Supreme Court rules in Google's favor in copyright dispute with Oracle
The case concerned about 12,000 lines of code that Google used to build Android that were copied from the Java application programming interface developed by Sun Microsystems, which Oracle acquired in 2010. It was seen as a landmark dispute over what types of computer code are protected under American copyright law.
Oracle had claimed at points to be owed as much as $9 billion, while Google claimed that its use of the code was covered under the doctrine of fair use and therefore not subject to copyright liability. Android is the most popular mobile operating system in the world.
In addition to resolving a multibillion-dollar dispute between the tech titans, the ruling helps affirm a longstanding practice in software development. But the Court declined to weigh in on the broader question of whether APIs are copyrightable.
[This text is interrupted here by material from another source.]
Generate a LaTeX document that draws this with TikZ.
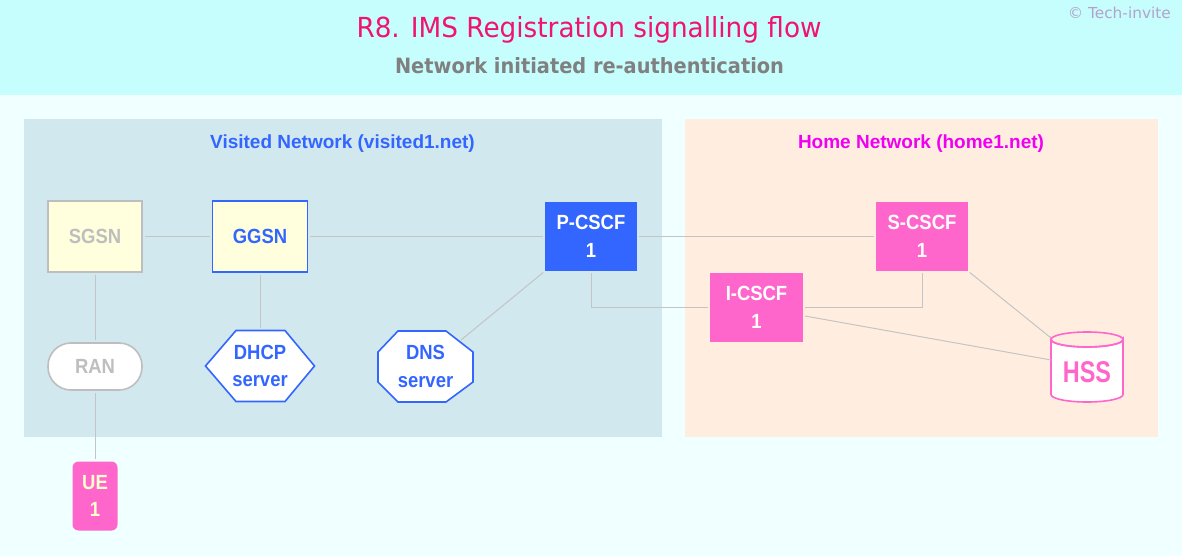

Several of the other justices, including Chief Justice John Roberts, suggested they were sympathetic to Oracle's copyright claims.
Still, they appeared reluctant to rule in Oracle's favor because of arguments made by leading computer scientists and Microsoft, in friend-of-the-court briefs, that doing so could upend the industry.
GOOGLE LLC v. ORACLE AMERICA, INC.
Held: Google's copying of the Java SE API, which included only those lines of code that were needed to allow programmers to put their accrued talents to work in a new and transformative program, was a fair use of that material as a matter of law. Pp. 11–36.